1. Problem Statement

The discovery of novel materials requires the ability to distinguish genuinely distinct crystal structures from existing ones without redundancy. However, current crystallographic databases (e.g., ICSD) are expanding rapidly in size and complexity, making novelty assessment increasingly difficult.

• The Disorder Challenge: A critical bottleneck is crystallographic disorder (partial occupancies, vacancies, and positional disorder), which affects nearly 50% of entries in the Inorganic Crystal Structure Database (ICSD). Disorder significantly enlarges the structure–composition space.
• Limitations of Existing Methods:
  • Direct Structure Matching: Methods like StructureMatcher or AFLOW-XtalFinder are accurate but computationally expensive ($O(N^2)$ scaling), making them unsuitable for large-scale database screening.
  • Fingerprint Methods: While scalable, many existing fingerprints (e.g., SLICES, PDD, BAWL) fail to natively encode partial occupancies or struggle to distinguish subtle differences in disordered structures.
  • Redundancy: Current tools often fail to group symmetry-equivalent descriptions of the same disordered structure or cannot differentiate between structures with the same symmetry framework but different site stoichiometries.

2. Methodology: SWORD Representation

The authors introduce SWORD (Symmetry and Wyckoff-sequence of Ordered and Disordered crystals), a string-based representation designed to handle both ordered and disordered crystals.

A. Core Representation

SWORD encodes a crystal structure as a sequence of Wyckoff positions paired with their occupied elements.

• Standardization: Unlike anonymous prototypes (e.g., AFLOW), SWORD explicitly maps elements to specific Wyckoff sites.
• Handling Disorder: It explicitly represents co-occupying species on partially occupied sites. For example, a disordered site with Li and Mn is encoded with the specific species and their occupancies.
• Symmetry Normalization: To ensure that symmetry-equivalent structures (described by different origin choices or cell settings) yield the same label, SWORD employs a two-stage standardization process:
  1. Hall Setting Normalization: Maps alternative Hall settings to a default reference.
  2. Affine Transformation: Applies transformations to resolve equivalent Wyckoff letter sequences, ensuring a unique string for any given symmetry-equivalent structure.

B. Degree of Mixing (DOM)

To distinguish between structures that share the same SWORD label (same symmetry and site types) but differ in site stoichiometry (e.g., different doping levels), the authors introduce a scalar metric called Degree of Mixing (DOM).

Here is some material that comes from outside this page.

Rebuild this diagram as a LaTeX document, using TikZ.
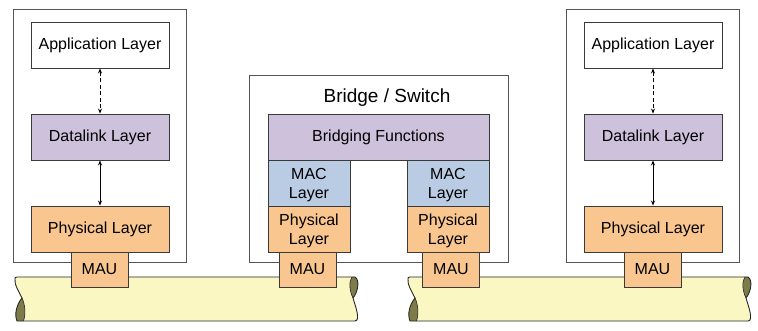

• Calculation: DOM is calculated as a multiplicity-weighted average of normalized Shannon entropies (Pielou's evenness) across all disordered sites.
• Bias Indicator: A sign indicator ($\delta_{rep}$) is added to capture the direction of mixing bias (e.g., whether Species A or Species B dominates the mixture), ensuring that different stoichiometric ratios are distinguishable even if the total entropy is similar.
• Utility: This allows SWORD to group structures by symmetry framework while refining groups based on chemical composition.

C. Workflow

1. Input: Raw crystallographic data (CIFs).
2. Symmetrization: Uses Pymatgen to identify space groups and standardize coordinates.
3. Disorder Classification: Identifies substitutional, vacancy, or positional disorder based on distance tolerances.
4. Label Generation: Constructs the SWORD string and calculates the DOM.
5. Grouping: Clusters structures by SWORD label, then refines clusters using DOM values.

3. Key Contributions

1. Unified Representation: SWORD is the first fingerprint method that natively supports both ordered and disordered crystals within a single, compact, and indexable string format.
2. Disorder-Aware Metric: The introduction of DOM allows for the quantification and differentiation of site stoichiometry in disordered structures, a capability missing in previous symmetry-based descriptors.
3. Robust Standardization: The Hall-setting and affine transformation protocols ensure that symmetry-equivalent structures (regardless of coordinate origin or cell setting) produce identical labels, solving a major source of false duplicates.
4. Scalability: The method is designed for database-scale deduplication, offering linear time complexity compared to quadratic pairwise matching.

4. Results and Benchmarks

The authors benchmarked SWORD against BAWL, Short-BAWL, Pymatgen StructureMatcher, PDD, and SLICES.

• Invariance & Robustness:
  • SWORD achieved a 100% match rate under rigid site translations, isotropic lattice strain, and symmetry operations, matching the performance of the best existing methods.
  • Under Gaussian noise (structural perturbations), SWORD remained more stable than other fingerprint methods (SLICES, PDD) and showed tunable sensitivity based on symmetry tolerance.
• Relaxation Trajectory Association:
  • A critical test involved matching unrelaxed or intermediate structures to their final relaxed states.
  • SWORD demonstrated superior performance in associating intermediate configurations with their final relaxed basins compared to other methods, particularly in symmetry-constrained DFT relaxations. This suggests SWORD can reliably assess novelty even from partially relaxed or unrelaxed generated structures.
• Scalability:
  • Runtime analysis showed SWORD scales linearly with dataset size, comparable to other fingerprint methods and significantly faster than pairwise structure matchers.
• ICSD Curation Case Study:
  • Applied to 214,637 processed ICSD entries.
  • Identified 46.2% of entries as duplicates at the SWORD-label level.
  • Successfully refined disordered duplicates using DOM, separating entries with different site occupancies (e.g., distinguishing $Mg_{2-x}Fe_xSiO_4$ with varying Fe content).
  • Reduced the dataset to 127,056 unique, curated entries.

5. Significance

• Enabling AI-Driven Materials Discovery: By providing a reliable, disorder-aware method for deduplication and novelty assessment, SWORD creates a "clean" foundation for training machine learning models and generative AI, reducing bias caused by redundant data.
• Handling Real-World Complexity: It addresses the specific challenge of partial occupancies, which are ubiquitous in functional materials (e.g., solid solutions, doped catalysts) but often ignored or mishandled by existing tools.
• Efficiency: The ability to screen and curate massive databases (like ICSD) efficiently allows researchers to focus on genuinely novel candidates rather than rediscovering known materials.
• Future Extensions: The symmetry-based formulation provides a natural framework for analyzing phase transitions and relationships between ordered and disordered parent structures.

In summary, SWORD bridges the gap between high-throughput computational screening and the complex reality of disordered crystal structures, offering a robust, scalable, and chemically meaningful tool for modern materials informatics.